___ Supplied data ___

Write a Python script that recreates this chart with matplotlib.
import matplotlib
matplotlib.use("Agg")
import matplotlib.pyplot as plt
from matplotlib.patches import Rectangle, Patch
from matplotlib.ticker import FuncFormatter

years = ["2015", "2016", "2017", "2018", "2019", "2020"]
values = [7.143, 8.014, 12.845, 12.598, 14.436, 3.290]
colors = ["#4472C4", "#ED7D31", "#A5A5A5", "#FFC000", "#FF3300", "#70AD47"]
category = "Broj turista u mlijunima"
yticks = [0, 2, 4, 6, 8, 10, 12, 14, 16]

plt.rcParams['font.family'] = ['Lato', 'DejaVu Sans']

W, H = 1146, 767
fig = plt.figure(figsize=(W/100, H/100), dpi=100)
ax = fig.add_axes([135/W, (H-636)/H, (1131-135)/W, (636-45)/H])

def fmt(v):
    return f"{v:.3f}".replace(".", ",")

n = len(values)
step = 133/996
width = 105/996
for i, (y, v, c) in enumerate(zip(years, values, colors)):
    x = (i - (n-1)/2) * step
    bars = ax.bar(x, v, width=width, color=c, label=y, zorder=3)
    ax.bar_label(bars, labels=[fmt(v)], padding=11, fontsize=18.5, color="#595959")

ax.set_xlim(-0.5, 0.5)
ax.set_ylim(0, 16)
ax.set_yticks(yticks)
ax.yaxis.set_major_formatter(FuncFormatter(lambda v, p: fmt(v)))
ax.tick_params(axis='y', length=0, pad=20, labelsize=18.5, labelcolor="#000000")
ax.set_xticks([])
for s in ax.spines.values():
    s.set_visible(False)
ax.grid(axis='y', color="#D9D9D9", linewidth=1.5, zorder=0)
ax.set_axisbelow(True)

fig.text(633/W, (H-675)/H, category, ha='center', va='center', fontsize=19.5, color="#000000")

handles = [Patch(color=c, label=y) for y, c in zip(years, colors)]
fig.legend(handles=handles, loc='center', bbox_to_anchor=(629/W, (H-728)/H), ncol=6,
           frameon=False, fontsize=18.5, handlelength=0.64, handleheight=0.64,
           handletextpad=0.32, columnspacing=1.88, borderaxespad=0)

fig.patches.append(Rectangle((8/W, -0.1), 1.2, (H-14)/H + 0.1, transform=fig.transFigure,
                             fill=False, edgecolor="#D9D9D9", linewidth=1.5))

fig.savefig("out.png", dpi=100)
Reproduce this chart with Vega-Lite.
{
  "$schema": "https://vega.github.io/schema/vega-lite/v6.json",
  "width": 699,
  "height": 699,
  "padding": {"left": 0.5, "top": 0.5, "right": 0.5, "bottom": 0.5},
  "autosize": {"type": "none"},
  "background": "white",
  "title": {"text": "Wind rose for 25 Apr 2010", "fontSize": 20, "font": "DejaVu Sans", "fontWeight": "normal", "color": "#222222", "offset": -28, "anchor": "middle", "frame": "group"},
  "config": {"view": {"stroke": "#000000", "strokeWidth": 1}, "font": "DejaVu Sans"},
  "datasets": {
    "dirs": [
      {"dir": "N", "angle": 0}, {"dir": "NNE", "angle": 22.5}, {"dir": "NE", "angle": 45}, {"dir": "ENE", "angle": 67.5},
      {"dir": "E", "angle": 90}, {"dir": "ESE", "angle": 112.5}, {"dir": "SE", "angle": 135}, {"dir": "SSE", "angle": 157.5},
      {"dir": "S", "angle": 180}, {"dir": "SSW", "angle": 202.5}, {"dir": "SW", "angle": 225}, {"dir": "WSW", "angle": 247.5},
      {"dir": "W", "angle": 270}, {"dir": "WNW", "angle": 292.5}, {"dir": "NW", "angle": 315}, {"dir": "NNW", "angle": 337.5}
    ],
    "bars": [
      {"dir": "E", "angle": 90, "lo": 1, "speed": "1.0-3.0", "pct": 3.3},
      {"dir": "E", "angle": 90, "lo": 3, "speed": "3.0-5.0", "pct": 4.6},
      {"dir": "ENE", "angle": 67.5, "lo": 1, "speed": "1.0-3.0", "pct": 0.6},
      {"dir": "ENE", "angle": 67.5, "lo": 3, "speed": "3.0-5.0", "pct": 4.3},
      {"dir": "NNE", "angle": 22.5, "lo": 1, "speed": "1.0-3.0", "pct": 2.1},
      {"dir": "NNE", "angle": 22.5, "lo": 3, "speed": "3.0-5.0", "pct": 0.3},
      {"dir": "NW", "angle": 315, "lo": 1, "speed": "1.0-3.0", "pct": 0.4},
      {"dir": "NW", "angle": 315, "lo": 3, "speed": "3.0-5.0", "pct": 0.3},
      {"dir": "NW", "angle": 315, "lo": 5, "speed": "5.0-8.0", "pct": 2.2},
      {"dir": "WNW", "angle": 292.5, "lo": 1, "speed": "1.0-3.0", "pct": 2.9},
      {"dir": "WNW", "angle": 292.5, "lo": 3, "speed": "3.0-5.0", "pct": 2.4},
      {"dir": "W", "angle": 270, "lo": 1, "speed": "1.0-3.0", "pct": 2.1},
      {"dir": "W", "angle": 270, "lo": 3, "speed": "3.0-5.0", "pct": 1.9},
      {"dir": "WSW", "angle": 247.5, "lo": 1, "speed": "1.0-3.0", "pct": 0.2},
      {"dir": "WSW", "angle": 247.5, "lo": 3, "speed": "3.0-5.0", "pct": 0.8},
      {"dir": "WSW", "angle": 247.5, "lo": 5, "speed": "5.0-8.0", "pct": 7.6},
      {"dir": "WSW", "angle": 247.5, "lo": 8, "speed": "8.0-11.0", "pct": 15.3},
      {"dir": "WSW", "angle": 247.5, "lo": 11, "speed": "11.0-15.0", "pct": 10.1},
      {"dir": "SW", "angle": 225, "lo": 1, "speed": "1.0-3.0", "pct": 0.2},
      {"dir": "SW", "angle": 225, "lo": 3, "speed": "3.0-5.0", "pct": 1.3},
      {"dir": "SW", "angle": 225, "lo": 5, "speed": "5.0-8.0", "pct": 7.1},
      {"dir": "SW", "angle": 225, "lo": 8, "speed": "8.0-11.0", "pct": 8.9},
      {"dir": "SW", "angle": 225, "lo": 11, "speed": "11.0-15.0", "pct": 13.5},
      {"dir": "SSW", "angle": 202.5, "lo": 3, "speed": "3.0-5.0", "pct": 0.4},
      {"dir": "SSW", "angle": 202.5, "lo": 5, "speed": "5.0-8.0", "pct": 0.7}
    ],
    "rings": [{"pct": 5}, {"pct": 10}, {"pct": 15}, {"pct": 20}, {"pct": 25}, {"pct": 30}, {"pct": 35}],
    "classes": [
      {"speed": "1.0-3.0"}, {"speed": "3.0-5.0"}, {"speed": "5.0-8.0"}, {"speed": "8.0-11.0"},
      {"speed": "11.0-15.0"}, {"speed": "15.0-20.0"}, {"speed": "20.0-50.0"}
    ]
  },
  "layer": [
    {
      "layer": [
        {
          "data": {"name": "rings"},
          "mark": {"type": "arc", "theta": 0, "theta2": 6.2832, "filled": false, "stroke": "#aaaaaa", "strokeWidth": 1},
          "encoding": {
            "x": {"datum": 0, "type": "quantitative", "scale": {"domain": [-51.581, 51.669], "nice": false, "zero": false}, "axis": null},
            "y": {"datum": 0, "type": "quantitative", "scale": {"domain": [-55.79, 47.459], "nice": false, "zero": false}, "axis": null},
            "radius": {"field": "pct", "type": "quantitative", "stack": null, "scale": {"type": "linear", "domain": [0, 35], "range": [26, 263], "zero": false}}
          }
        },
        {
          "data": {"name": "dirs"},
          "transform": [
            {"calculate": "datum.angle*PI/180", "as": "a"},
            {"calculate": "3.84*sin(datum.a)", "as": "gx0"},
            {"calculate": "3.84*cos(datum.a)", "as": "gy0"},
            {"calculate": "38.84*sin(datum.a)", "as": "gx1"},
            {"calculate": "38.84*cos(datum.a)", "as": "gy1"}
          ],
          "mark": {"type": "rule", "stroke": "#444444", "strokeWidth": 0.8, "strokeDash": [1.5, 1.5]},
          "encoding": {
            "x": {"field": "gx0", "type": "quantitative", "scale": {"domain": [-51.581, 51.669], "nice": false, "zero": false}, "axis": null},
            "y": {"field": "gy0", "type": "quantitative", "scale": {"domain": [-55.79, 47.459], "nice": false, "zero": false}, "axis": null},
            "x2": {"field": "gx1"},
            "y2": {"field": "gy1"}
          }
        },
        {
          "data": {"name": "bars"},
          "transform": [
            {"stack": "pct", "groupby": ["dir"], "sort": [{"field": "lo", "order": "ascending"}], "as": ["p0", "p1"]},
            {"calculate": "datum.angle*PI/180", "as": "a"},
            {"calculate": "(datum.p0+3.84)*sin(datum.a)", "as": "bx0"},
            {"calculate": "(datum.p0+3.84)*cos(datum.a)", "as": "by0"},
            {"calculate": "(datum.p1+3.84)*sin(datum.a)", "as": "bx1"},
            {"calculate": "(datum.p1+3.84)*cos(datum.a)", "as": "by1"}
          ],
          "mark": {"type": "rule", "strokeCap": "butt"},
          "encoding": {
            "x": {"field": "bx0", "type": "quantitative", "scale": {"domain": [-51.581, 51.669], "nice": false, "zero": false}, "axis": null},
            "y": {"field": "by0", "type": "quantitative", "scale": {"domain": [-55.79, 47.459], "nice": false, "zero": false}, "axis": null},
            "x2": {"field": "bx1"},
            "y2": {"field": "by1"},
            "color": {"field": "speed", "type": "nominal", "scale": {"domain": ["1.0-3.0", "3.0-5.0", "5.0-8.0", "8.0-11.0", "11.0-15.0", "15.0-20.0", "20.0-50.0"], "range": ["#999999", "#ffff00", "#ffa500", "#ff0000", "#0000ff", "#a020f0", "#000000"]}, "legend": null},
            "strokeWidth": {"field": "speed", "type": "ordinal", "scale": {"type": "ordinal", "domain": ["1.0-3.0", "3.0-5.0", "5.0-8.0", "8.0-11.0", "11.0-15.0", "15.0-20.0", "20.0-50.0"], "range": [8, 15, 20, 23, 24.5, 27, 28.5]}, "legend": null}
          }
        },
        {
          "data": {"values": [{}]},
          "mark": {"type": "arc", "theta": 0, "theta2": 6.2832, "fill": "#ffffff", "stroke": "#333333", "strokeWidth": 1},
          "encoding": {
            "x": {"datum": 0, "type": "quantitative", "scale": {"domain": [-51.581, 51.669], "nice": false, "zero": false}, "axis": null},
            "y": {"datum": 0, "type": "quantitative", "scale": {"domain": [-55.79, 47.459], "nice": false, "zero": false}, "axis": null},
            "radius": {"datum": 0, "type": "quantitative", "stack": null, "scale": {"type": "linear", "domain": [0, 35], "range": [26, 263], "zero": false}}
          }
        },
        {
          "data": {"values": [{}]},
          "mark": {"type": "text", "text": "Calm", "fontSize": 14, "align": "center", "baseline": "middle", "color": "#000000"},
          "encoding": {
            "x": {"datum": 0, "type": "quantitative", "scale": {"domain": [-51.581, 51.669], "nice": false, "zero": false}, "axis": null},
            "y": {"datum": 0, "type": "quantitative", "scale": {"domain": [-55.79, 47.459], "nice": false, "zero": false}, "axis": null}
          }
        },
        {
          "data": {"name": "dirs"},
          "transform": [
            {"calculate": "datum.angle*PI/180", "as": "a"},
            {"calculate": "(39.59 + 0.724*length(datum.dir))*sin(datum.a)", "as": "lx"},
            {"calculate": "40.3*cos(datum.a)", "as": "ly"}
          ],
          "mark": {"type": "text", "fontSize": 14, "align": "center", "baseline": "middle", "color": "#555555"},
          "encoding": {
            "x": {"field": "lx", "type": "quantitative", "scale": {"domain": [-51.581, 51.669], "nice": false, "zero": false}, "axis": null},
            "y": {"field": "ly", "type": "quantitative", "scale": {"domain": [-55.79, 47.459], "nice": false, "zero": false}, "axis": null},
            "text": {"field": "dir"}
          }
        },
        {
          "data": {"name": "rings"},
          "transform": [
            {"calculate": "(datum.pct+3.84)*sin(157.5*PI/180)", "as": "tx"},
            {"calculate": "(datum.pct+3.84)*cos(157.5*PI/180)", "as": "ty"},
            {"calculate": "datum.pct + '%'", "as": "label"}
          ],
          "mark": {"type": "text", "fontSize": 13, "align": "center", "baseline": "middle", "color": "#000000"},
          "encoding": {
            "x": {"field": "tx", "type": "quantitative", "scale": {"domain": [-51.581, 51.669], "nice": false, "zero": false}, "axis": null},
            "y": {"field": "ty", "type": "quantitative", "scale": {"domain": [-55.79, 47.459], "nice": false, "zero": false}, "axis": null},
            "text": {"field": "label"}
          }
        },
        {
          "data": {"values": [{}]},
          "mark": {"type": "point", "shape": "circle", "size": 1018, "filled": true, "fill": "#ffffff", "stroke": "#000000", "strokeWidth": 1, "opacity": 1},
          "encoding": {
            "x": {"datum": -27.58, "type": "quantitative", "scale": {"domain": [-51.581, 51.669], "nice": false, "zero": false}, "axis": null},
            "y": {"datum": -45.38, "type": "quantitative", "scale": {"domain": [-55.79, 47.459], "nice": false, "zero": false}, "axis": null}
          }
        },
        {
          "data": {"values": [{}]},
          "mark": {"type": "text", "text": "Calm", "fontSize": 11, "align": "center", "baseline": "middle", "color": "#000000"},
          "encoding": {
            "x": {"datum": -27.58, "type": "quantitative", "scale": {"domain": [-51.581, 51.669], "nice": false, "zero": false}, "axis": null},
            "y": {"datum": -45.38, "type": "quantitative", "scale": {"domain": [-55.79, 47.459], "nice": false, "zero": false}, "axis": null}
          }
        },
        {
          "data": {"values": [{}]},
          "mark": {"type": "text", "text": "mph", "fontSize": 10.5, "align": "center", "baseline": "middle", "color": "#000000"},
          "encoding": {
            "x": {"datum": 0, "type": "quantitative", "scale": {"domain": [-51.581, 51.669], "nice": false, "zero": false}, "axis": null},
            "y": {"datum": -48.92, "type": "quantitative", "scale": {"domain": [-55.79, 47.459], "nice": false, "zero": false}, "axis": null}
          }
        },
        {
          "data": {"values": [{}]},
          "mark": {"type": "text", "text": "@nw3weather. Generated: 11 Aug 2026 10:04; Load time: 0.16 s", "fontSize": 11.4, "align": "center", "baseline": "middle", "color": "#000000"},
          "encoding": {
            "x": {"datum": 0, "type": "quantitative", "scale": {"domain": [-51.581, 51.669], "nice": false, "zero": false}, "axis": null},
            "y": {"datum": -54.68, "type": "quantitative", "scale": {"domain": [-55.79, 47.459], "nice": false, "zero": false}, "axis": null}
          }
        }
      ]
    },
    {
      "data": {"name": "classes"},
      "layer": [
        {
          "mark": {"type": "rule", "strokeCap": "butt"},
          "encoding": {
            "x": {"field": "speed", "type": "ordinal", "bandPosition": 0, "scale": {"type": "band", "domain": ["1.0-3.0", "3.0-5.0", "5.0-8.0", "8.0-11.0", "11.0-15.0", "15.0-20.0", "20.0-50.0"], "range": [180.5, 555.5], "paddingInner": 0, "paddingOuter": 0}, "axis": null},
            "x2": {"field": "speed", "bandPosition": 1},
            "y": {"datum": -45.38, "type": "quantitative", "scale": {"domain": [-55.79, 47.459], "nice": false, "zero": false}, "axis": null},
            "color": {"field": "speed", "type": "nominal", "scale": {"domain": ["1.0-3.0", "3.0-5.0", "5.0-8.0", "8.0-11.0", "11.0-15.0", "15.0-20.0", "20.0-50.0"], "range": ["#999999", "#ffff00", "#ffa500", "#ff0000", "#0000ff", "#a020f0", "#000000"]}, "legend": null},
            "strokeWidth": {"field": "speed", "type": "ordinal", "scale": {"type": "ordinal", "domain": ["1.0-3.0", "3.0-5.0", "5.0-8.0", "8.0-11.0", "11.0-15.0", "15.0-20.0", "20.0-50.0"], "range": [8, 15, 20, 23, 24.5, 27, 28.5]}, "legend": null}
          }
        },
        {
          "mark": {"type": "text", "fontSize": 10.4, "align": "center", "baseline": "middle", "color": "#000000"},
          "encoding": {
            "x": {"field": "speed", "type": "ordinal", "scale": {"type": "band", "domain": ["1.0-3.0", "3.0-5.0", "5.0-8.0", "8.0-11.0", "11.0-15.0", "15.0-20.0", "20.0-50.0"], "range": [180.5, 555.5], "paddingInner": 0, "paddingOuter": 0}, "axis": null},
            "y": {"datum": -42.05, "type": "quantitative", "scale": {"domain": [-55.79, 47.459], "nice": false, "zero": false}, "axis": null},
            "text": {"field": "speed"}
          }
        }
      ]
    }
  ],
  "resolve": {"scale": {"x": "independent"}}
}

___

**Problem to solve:** Scan the material line by line and report each one that contains "chart".

**The output:**
Write a Python script that recreates this chart with matplotlib.
Reproduce this chart with Vega-Lite.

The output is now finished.